Face à une opposition grandissante à sa réforme des retraites, Élisabeth Borne s’explique jeudi soir sur France 2 sur le sens de son projet, qu’elle défend comme « juste » même si elle demande un « effort » aux Français, autant que sur sa stratégie.
La Première ministre sera interrogée pendant 35 minutes par la journaliste Caroline Roux dans l’émission « L’Evénement ». Mais elle ne participera pas au débat qui suivra.
Elle entend « continuer à expliquer cette réforme », qui repousse notamment l’âge de départ de 62 à 64 ans, et pourquoi elle est « indispensable pour sauver le système de retraites », selon son entourage.
Devant le Sénat mercredi, Elisabeth Borne a assuré « mesurer » ce que travailler plus longtemps « représente pour beaucoup de Français ». « Je sais que nous ne sommes pas tous égaux devant le travail. C’est pourquoi nous avons veillé à répartir le plus équitablement possible l’effort », a-t-elle plaidé.
Après une mobilisation record mardi, avec entre 1,2 et 2,7 millions de personnes dans la rue, et avant deux nouvelles journées d’action la semaine prochaine, le gouvernement dit « entendre » et « comprendre » la colère des Français.
Mais Mme Borne a aussi serré la vis en affirmant dimanche que le report à 64 ans, qui cristallise le mécontentement, n’était « plus négociable ».
Alors que l’exécutif cherche désespérément les mots justes pour vendre sa réforme, il s’agit aussi de se montrer résolue sur les fondamentaux: car « l’hésitation est mortelle », résume un ministre.

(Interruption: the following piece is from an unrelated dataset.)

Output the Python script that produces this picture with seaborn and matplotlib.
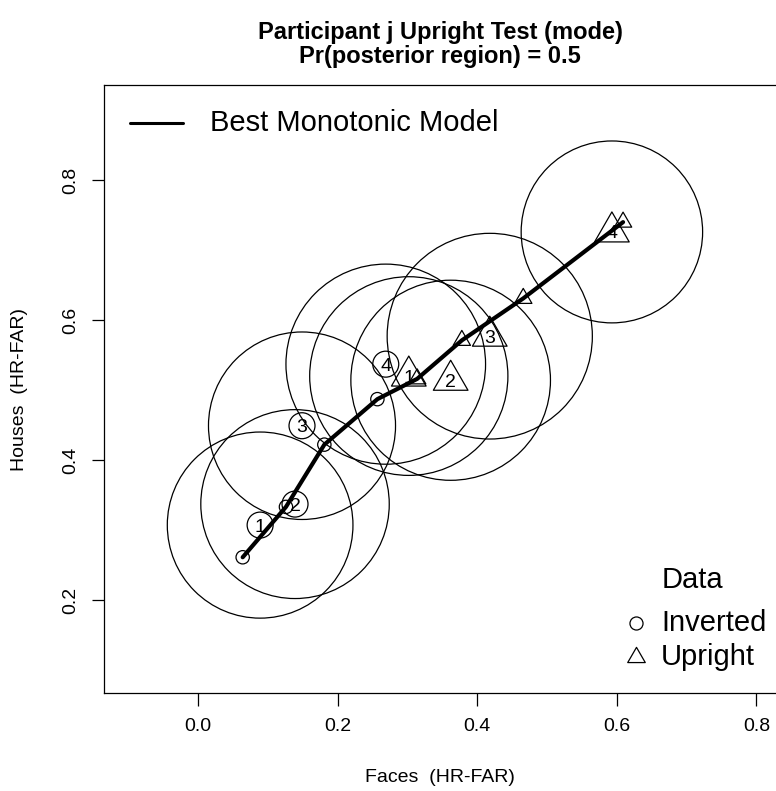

Ce raidissement expose à d’éventuels blocages dans le pays, que 60% (+3 points en une semaine) des Français « comprendraient », selon un sondage Elabe publié mercredi, tandis que 71% restent opposés à la réforme.
Avant de s’exprimer sur la chaîne publique, la Première ministre a soigné sa majorité qui n’est que relative à l’Assemblée nationale.
Le texte y a fait des débuts laborieux en commission, avant l’arrivée cruciale lundi prochain dans l’hémicycle, où chaque voix comptera.
Elle a d’abord « mobilisé » ses troupes lundi devant le bureau exécutif du parti présidentiel Renaissance, puis a participé mardi à l’Assemblée à l’intergroupe comprenant aussi les formations alliées, Horizons et MoDem.
« La majorité sera unie », a-t-elle assuré.
– « Discipline » –
Elle pourra mesurer l’efficacité de son message lors de l’intervention d’Édouard Philippe, président d’Horizons, sur BFMTV deux heures la sienne sur France 2.
Accusé de ne pas suffisamment soutenir l’exécutif, ce partisan d’un report de l’âge de départ jusqu’à 65, 66 voire 67 ans irrite au sein de Renaissance alors que son groupe parlementaire sème la confusion, certains députés menaçant de voter contre ou s’abstenir.
La Première ministre « va devoir faire un peu de discipline », juge un ministre, car le débat parlementaire « sera un combat de rue », ajoute un conseiller de l’exécutif.
Élisabeth Borne veille aussi au grain chez Les Républicains, divisés sur la réforme. Or leur soutien lui permettrait de la faire adopter sans passer par le 49.3, outil constitutionnel vu comme autoritaire.
Le chef de file des députés de droite Olivier Marleix, reçu à Matignon mercredi avec Éric Ciotti, président de LR, a évoqué un terrain d’entente sur les carrières longues. « La balle est dans le camp du gouvernement », a-t-il dit. LR demande une dérogation aux 64 ans pour les salariés ayant commencé à travailler avant 21 ans — érigée par certains députés en condition pour leur vote favorable.
Dans un entretien au Figaro jeudi, le secrétaire général de LR, Othman Nasrou, a tancé les récalcitrants au sein de son parti, appelant à la « discipline collective ».
De l’autre côté de l’échiquier politique, le député socialiste Arthur Delaporte s’est dit sur Radio J « assez peu optimiste » quant à la possibilité d’un vote de l’Assemblée avant le 17 février, date butoir avant la transmission du texte au Sénat, en raison des multiples amendements déposés par les oppositions.
Le porte-parole du Nouveau Parti anticapitaliste, Olivier Besancenot, a lui appelé sur BFMTV à « l’unité compacte entre la gauche sociale et la gauche politique » pour faire « monter d’un cran » la mobilisation « dès la semaine prochaine ».
Après l’interview d’Élisabeth Borne, des représentants syndicaux, dont le patron de la CFDT Laurent Berger, seront interrogés, avant un débat entre le ministre des Comptes publics Gabriel Attal, la députée de La France insoumise Clémentine Autain, le président du Rassemblement national Jordan Bardella et celui de LR Éric Ciotti.